Sonia Gandhi in legal fight to ban 'fictionalised biography'
Sonia Gandhi, the Italian head of India's ruling Congress Party, has launched a legal campaign to stop the publication of a damaging "fictionalised biography" based on her life.
Mrs Gandhi, the widow of former prime minister Rajiv, is regarded as one of the world's most private leaders.
She has taken strong exception to her portrayal in Spanish writer Javier Moro's 'The Red Sari' as a snob who wanted to leave India following her husband's 1991 assassination. The book also portrays her as a central figure in Indira Gandhi's 1975 imposition of emergency rule.
Several authors and film-makers have been drawn to the romance and tragedy of Mrs Gandhi's life. She married Indira Gandhi's son Rajiv after meeting him at Cambridge in the mid-1960s and was living with his family in New Delhi when his brother Sanjay died in a plane crash and Indira was killed by her Sikh guards. In 1991 Rajiv was assassinated by a Tamil suicide bomber.
Javier Moro's book, which has been successful in Italy and Spain where more than 200,000 copies have been sold, is now expected to be published in India later this year.
Lawyers action for Mrs Gandhi described the book as "full of untruths, half-truths, falsehoods, defamatory statements, completely imaginary and invented conversations" and warned she would "take all steps to protect and defend herself and her family."

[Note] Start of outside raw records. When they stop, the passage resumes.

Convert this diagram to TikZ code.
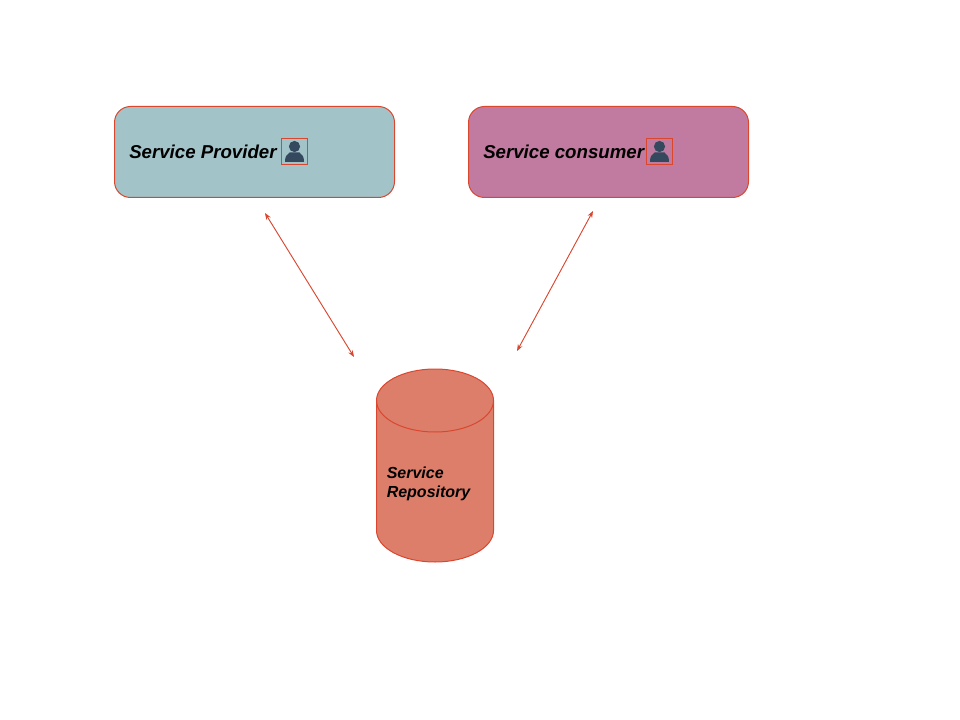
\documentclass[tikz,border=0pt]{standalone}
\usepackage{fontspec}
\setmainfont{Liberation Sans}
\usetikzlibrary{arrows.meta}
\definecolor{edgered}{HTML}{D9472F}
\definecolor{providerfill}{HTML}{A2C4C9}
\definecolor{consumerfill}{HTML}{C27BA0}
\definecolor{repofill}{HTML}{DD7E6B}
\definecolor{iconblue}{HTML}{34495E}
\begin{document}
\begin{tikzpicture}[
x=0.75pt,y=-0.75pt,
box/.style={
draw=edgered,
rounded corners=12pt,
minimum width=210pt,
minimum height=68.25pt,
line width=0.75pt
},
iconbox/.style={
draw=edgered,
minimum size=19.5pt,
inner sep=0pt,
line width=0.75pt
},
boxtext/.style={
font=\bfseries\itshape\fontsize{14pt}{16pt}\selectfont,
anchor=west,
inner sep=0pt
},
repo/.style={
draw=edgered,
fill=repofill,
line width=0.75pt
},
arrow/.style={<->, draw=edgered, line width=0.7pt, >={Stealth[length=5pt,width=3.8pt]}},
pics/person/.style={
code={
\fill[iconblue] (0,-5) circle (5.6);
\fill[iconblue] (-9.5,10.5) .. controls (-9.5,5) and (-8,3) .. (-5,1) -- (5,1) .. controls (8,3) and (9.5,5) .. (9.5,10.5) -- cycle;
}
}
]
\useasboundingbox (0,0) rectangle (960,720);
\node[box,fill=providerfill] (provider) at (254.5,152) {};
\node[box,fill=consumerfill] (consumer) at (608.5,152) {};
\draw[repo] (376.5,400.5) arc[start angle=180,end angle=360,x radius=58.5,y radius=31.5] -- (493.5,530.5) arc[start angle=0,end angle=180,x radius=58.5,y radius=31.5] -- cycle;
\draw[repo,fill=none] (376.5,400.5) arc[start angle=180,end angle=0,x radius=58.5,y radius=31.5];
\node[boxtext] (providertext) at (129,152) {Service Provider};
\node[boxtext] (consumertext) at (483,152) {Service consumer};
\node[iconbox] (providericon) at (294.5,151.5) {};
\node[iconbox] (consumericon) at (659.5,151.5) {};
\pic at (providericon) {person};
\pic at (consumericon) {person};
\node[boxtext,font=\bfseries\itshape\fontsize{12pt}{14.25pt}\selectfont,align=left] (repotext) at (386.5,484) {Service\\Repository};
\coordinate (providerend) at (265,213);
\coordinate (providerrepo) at (354,357);
\coordinate (consumerend) at (593,211);
\coordinate (consumerrepo) at (517,351);
\draw[arrow] (providerend) -- (providerrepo);
\draw[arrow] (consumerend) -- (consumerrepo);
\end{tikzpicture}
\end{document}
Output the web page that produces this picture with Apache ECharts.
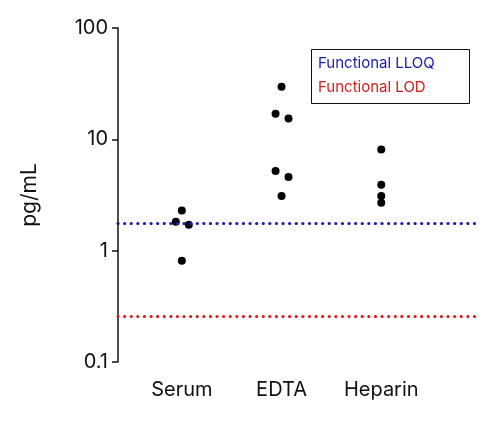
<!DOCTYPE html>
<html><head><meta charset="utf-8">
<script src="https://cdn.jsdelivr.net/npm/echarts@6/dist/echarts.min.js"></script>
<style>html,body{margin:0;padding:0;background:#fff}#c{width:485px;height:426px}</style>
</head><body><div id="c"></div>
<script>
const categories = ["Serum", "EDTA", "Heparin"];
const serumValues = [1.82, 2.29, 1.71, 0.81];
const serumOffsets = [-0.06, 0, 0.07, 0];
const edtaValues = [29.7, 17, 15.4, 5.2, 4.6, 3.1];
const edtaOffsets = [0, -0.06, 0.07, -0.06, 0.07, 0];
const heparinValues = [8.1, 3.9, 3.1, 2.7];
const heparinOffsets = [0, 0, 0, 0];
const lloq = 1.78;
const lod = 0.26;
const yTicks = [0.1, 1, 10, 100];

const groups = [serumValues, edtaValues, heparinValues];
const offs = [serumOffsets, edtaOffsets, heparinOffsets];
const pts = [];
groups.forEach((g, i) => g.forEach((v, j) => pts.push([i + 1 + offs[i][j], v])));

const chart = echarts.init(document.getElementById('c'));
const font = 'Inter, "Noto Sans", sans-serif';
chart.setOption({
  animation: false,
  grid: {left: 118, right: 10, top: 28, bottom: 64},
  xAxis: {
    type: 'value', min: 0.36, max: 3.94,
    axisLine: {show: false}, splitLine: {show: false},
    axisTick: {show: false},
    axisLabel: {customValues: [1, 2, 3], formatter: v => categories[Math.round(v) - 1],
      color: '#111', fontSize: 20, fontFamily: font, margin: 18}
  },
  yAxis: {
    type: 'log', min: 0.1, max: 100, logBase: 10,
    name: 'pg/mL', nameLocation: 'middle', nameGap: 78, nameRotate: 90,
    nameTextStyle: {fontSize: 21, color: '#111', fontFamily: font},
    axisLine: {show: true, lineStyle: {color: '#111', width: 1.5}},
    axisTick: {show: true, length: 6, lineStyle: {color: '#111', width: 1.5}},
    splitLine: {show: false},
    axisLabel: {color: '#111', fontSize: 20, fontFamily: font, margin: 10,
      formatter: v => yTicks.includes(+(+v).toPrecision(3)) ? String(+(+v).toPrecision(3)) : ''}
  },
  series: [{
    type: 'scatter', data: pts, symbolSize: 8, itemStyle: {color: '#000', opacity: 1},
    markLine: {
      silent: true, symbol: 'none', label: {show: false},
      data: [
        {yAxis: lloq, lineStyle: {color: '#1c1ca8', type: [0.1, 6.5], width: 3.2, cap: 'round', opacity: 1}},
        {yAxis: lod, lineStyle: {color: '#d42020', type: [0.1, 6.5], width: 3.2, cap: 'round', opacity: 1}}
      ]
    }
  }],
  graphic: [
    {type: 'rect', left: 311, top: 49, shape: {width: 158, height: 54},
      style: {fill: '#fff', stroke: '#111', lineWidth: 1}},
    {type: 'text', left: 318, top: 56, style: {text: 'Functional LLOQ', fill: '#1c1ca8', font: '15px ' + font}},
    {type: 'text', left: 318, top: 80, style: {text: 'Functional LOD', fill: '#d42020', font: '15px ' + font}}
  ]
});
</script></body></html>
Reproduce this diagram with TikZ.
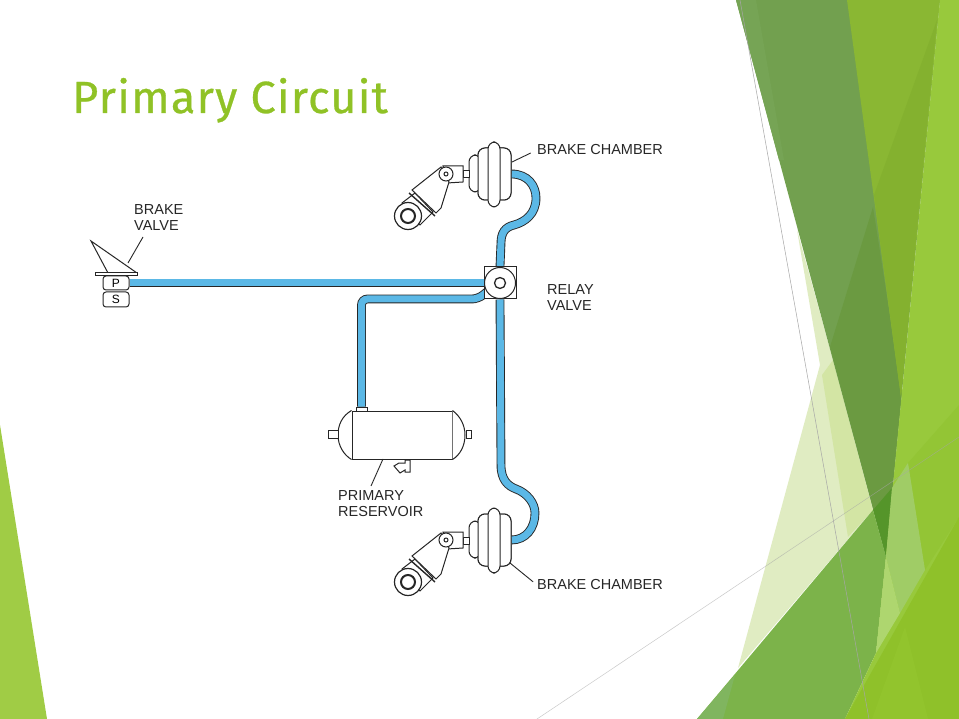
\documentclass[tikz,border=0pt]{standalone}
\usepackage{fontspec}
\setmainfont{Liberation Sans}
\newfontfamily\titlefont[LetterSpace=2.7,FakeBold=0.6]{Fira Sans}
\usepackage{tikz}

\definecolor{titlegreen}{HTML}{90C226}
\definecolor{pipeblue}{HTML}{5BB8E6}
\definecolor{inkline}{HTML}{262626}
\definecolor{leafside}{HTML}{A0CC45}
\definecolor{paleone}{HTML}{E0ECC2}
\definecolor{paletwo}{HTML}{D3E5A4}
\definecolor{olive}{HTML}{72A04F}
\definecolor{olivelight}{HTML}{76A455}
\definecolor{olivedark}{HTML}{6B9A41}
\definecolor{grass}{HTML}{8AB733}
\definecolor{grassdark}{HTML}{84B12F}
\definecolor{deepest}{HTML}{55952A}
\definecolor{meadow}{HTML}{7CB34A}
\definecolor{meadowsoft}{HTML}{80B55F}
\definecolor{bright}{HTML}{98C93C}
\definecolor{brighttwo}{HTML}{93C535}
\definecolor{glassone}{HTML}{A0CC66}
\definecolor{glasstwo}{HTML}{AED66F}
\definecolor{lime}{HTML}{8FC12A}
\definecolor{limesoft}{HTML}{92C42D}

\tikzset{
	part/.style={draw=inkline,fill=white,line width=1pt,inner sep=0pt},
	lobe/.style={part,rounded corners=7pt},
	ring/.style={part,circle},
	pipe/.style={draw=inkline,double=pipeblue,double distance=7pt,line width=0.9pt},
	leader/.style={draw=inkline,line width=0.9pt},
	tag/.style={inner sep=0pt,anchor=west,align=left,text=inkline,font=\fontsize{14.5}{16}\selectfont},
	thinline/.style={draw=gray!70,line width=0.5pt}
}

\begin{document}
\begin{tikzpicture}[x=1pt,y=-1pt]
	\useasboundingbox (0,0) rectangle (959,719);

	% slide background
	\fill[white] (0,0) rectangle (959,719);
	\fill[leafside] (0,425) -- (47,719) -- (0,719) -- cycle;
	\fill[paleone] (797,230) -- (820,365) -- (738,668) -- (873,510) -- (833,360) -- cycle;
	\fill[paletwo] (822,375) -- (848,537) -- (873,510) -- (833,360) -- cycle;
	\fill[olive] (736,0) -- (940,0) -- (886,557) -- cycle;
	\fill[olivelight] (736,0) -- (756,0) -- (784,160) -- (779,160) -- cycle;
	\fill[olivedark] (873,207) -- (830,347) -- (886,557) -- (902,393) -- cycle;
	\fill[grass] (847,0) -- (940,0) -- (901,397) -- cycle;
	\fill[grassdark] (874,195) -- (937,20) -- (901,397) -- cycle;
	\fill[deepest] (873,510) -- (892,488) -- (886,557) -- cycle;
	\fill[meadow] (697,719) -- (873,510) -- (886,557) -- (876,653) -- (845,719) -- cycle;
	\fill[meadowsoft] (697,719) -- (735,675) -- (723,719) -- cycle;
	\fill[bright] (940,0) -- (959,0) -- (959,719) -- (845,719) -- (876,653) -- (886,557) -- cycle;
	\fill[brighttwo] (908,463) -- (959,405) -- (959,517) -- (925,570) -- cycle;
	\fill[glassone] (886,557) -- (900,613) -- (925,570) -- (908,463) -- (892,488) -- cycle;
	\fill[glasstwo] (886,557) -- (900,613) -- (876,653) -- cycle;
	\fill[lime] (845,719) -- (959,517) -- (959,719) -- cycle;
	\fill[limesoft] (872,719) -- (905,627) -- (928,719) -- cycle;
	\draw[thinline] (740,0) -- (869,719);
	\draw[thinline,opacity=0.6] (537,719) -- (959,437);

	\node[anchor=base west,inner sep=0pt,text=titlegreen,font=\titlefont\fontsize{45}{48}\selectfont] (title) at (72,113) {Primary Circuit};

	% components that the pipes end on
	\node[part,minimum width=26,minimum height=14,rounded corners=3pt,font=\fontsize{12}{12}\selectfont] (valveP) at (116,283) {P};
	\node[part,minimum width=26,minimum height=15,rounded corners=3pt,font=\fontsize{12}{12}\selectfont] (valveS) at (116,299.5) {S};
	\node[part,minimum width=32,minimum height=32] (relay) at (500,283) {};
	\node[part,minimum width=11,minimum height=4] (resvtop) at (361.5,409) {};
	\coordinate (branchin) at (488,291);
	\coordinate (branchrun) at (478,299);

	\foreach \dy/\n in {0/top,366/low} {
		\begin{scope}[shift={(0,\dy)}]
			\node[lobe,minimum width=33,minimum height=52] (lobe\n) at (494.5,174) {};
		\end{scope}
	}

	% pipes
	\draw[pipe] (valveP.east) -- (relay.west);
	\draw[pipe,rounded corners=6pt] (branchin) -- (branchrun) -- (361.5,299) -- (resvtop.north);
	\draw[pipe] (lobetop.east) .. controls (528,174) and (536,186) .. (536,198)
		.. controls (536,214) and (525,222) .. (514,225)
		.. controls (505,227) and (501,233) .. (501,243) -- (relay.north);
	\draw[pipe] (relay.south) -- (501,465) .. controls (501,480) and (508,486) .. (516,489)
		.. controls (527,493) and (535,503) .. (535,513)
		.. controls (535,528) and (526,540) .. (lobelow.east);

	% relay valve
	\node[part,minimum width=32,minimum height=32] (relaybox) at (500,283) {};
	\node[ring,minimum size=31] (relayring) at (500,283) {};
	\node[ring,minimum size=11,line width=1.3pt] (relaycore) at (500,283) {};

	% brake valve
	\coordinate (pedaltip) at (91,241);
	\coordinate (pedalheel) at (108,273);
	\coordinate (pedaltoe) at (137,273);
	\draw[leader,line width=1pt] (pedalheel) -- (pedaltip) -- (pedaltoe);
	\node[part,minimum width=42,minimum height=3] (valveplate) at (116,274.5) {};

	% reservoir
	\node[part,minimum width=100,minimum height=48] (resvbody) at (402,435) {};
	\draw[part] (resvbody.north west) .. controls (342,416) and (338,425) .. (338,435)
		.. controls (338,446) and (344,455) .. (resvbody.south west);
	\draw[part] (resvbody.north east) .. controls (460,416) and (465,425) .. (465,435)
		.. controls (465,446) and (460,455) .. (resvbody.south east);
	\node[part,minimum width=10,minimum height=8] (resvleft) at (333,434) {};
	\node[part,minimum width=5,minimum height=8] (resvright) at (468.5,434) {};
	\draw[part] (405,460) -- (410,460) -- (410,472) -- (405,472) -- (405,470) -- (400,473)
		-- (394,466) -- (399,463) -- (405,463) -- cycle;

	% brake chambers
	\foreach \dy/\n in {0/top,366/low} {
		\begin{scope}[shift={(0,\dy)}]
			\node[lobe,minimum width=12,minimum height=37] (lobeback\n) at (475,173.5) {};
			\node[lobe,minimum width=33,minimum height=52] (lobemid\n) at (494.5,174) {};
			\node[lobe,minimum width=12,minimum height=65] (lobefront\n) at (494,174.5) {};
			\node[part,minimum width=6,minimum height=7] (rod\n) at (466,174.5) {};
			\draw[part] (443,166) -- (463,166) -- (463,182) -- (447,183) -- cycle;
			\draw[part] (402,203) -- (415,193) -- (433,212) -- (420,225) -- cycle;
			\draw[part] (441,167) -- (412,190) -- (436,213) -- (441,208) -- (449,182) -- cycle;
			\draw[leader,line width=1.4pt] (409,193) -- (435,216);
			\node[ring,minimum size=14] (pin\n) at (446,174) {};
			\node[ring,minimum size=4] (pincore\n) at (446,174) {};
			\node[ring,minimum size=27,line width=1.2pt] (drum\n) at (408,216) {};
			\node[ring,minimum size=14,line width=2pt] (drumcore\n) at (408,216) {};
		\end{scope}
	}

	% labels
	\node[tag] (tagvalve) at (134,218) {BRAKE\\VALVE};
	\node[tag] (tagrelay) at (547,298) {RELAY\\VALVE};
	\node[tag] (tagresv) at (338,504) {PRIMARY\\RESERVOIR};
	\node[tag] (tagtop) at (537,150) {BRAKE CHAMBER};
	\node[tag] (taglow) at (537,585) {BRAKE CHAMBER};

	\coordinate (valvefoot) at (143,237);
	\coordinate (valvehit) at (128,263);
	\coordinate (resvfoot) at (371,486);
	\coordinate (resvhit) at (383,459);
	\coordinate (tophit) at (512,162);
	\coordinate (lowhit) at (510,563);
	\draw[leader] (valvefoot) -- (valvehit);
	\draw[leader] (resvfoot) -- (resvhit);
	\draw[leader,shorten <=7pt] (tagtop.west) -- (tophit);
	\draw[leader,shorten <=5pt] (taglow.west) -- (lowhit);
\end{tikzpicture}
\end{document}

She appears to have been most wounded by its claim that she had wanted to leave India, describing it as "this country that devours its children" and had complained about having to learn to speak Hindi. In the book, Moro writes that "Sonia did not understand why she had to learn a language only spoken by the servants."
Both are potentially damaging for Mrs Gandhi whose Italian nationality is used against her by opponents, and whose supporters are overwhelmingly poor Hindi-speaking voters. "She is sensitive to the claim that she is not committed to India and she legitimately takes offence if anyone says she wanted to run away after Rajiv's death. A defamation case is in order," said leading Indian commentator M.J Akbar.
Javier Moro defended his claim that she had wanted to leave India.
"There were articles in the Italian papers. After her husband died, her mother called, and it's logical that she asked 'when are you coming home'. It's not far-fetched it's a literary licence," he said.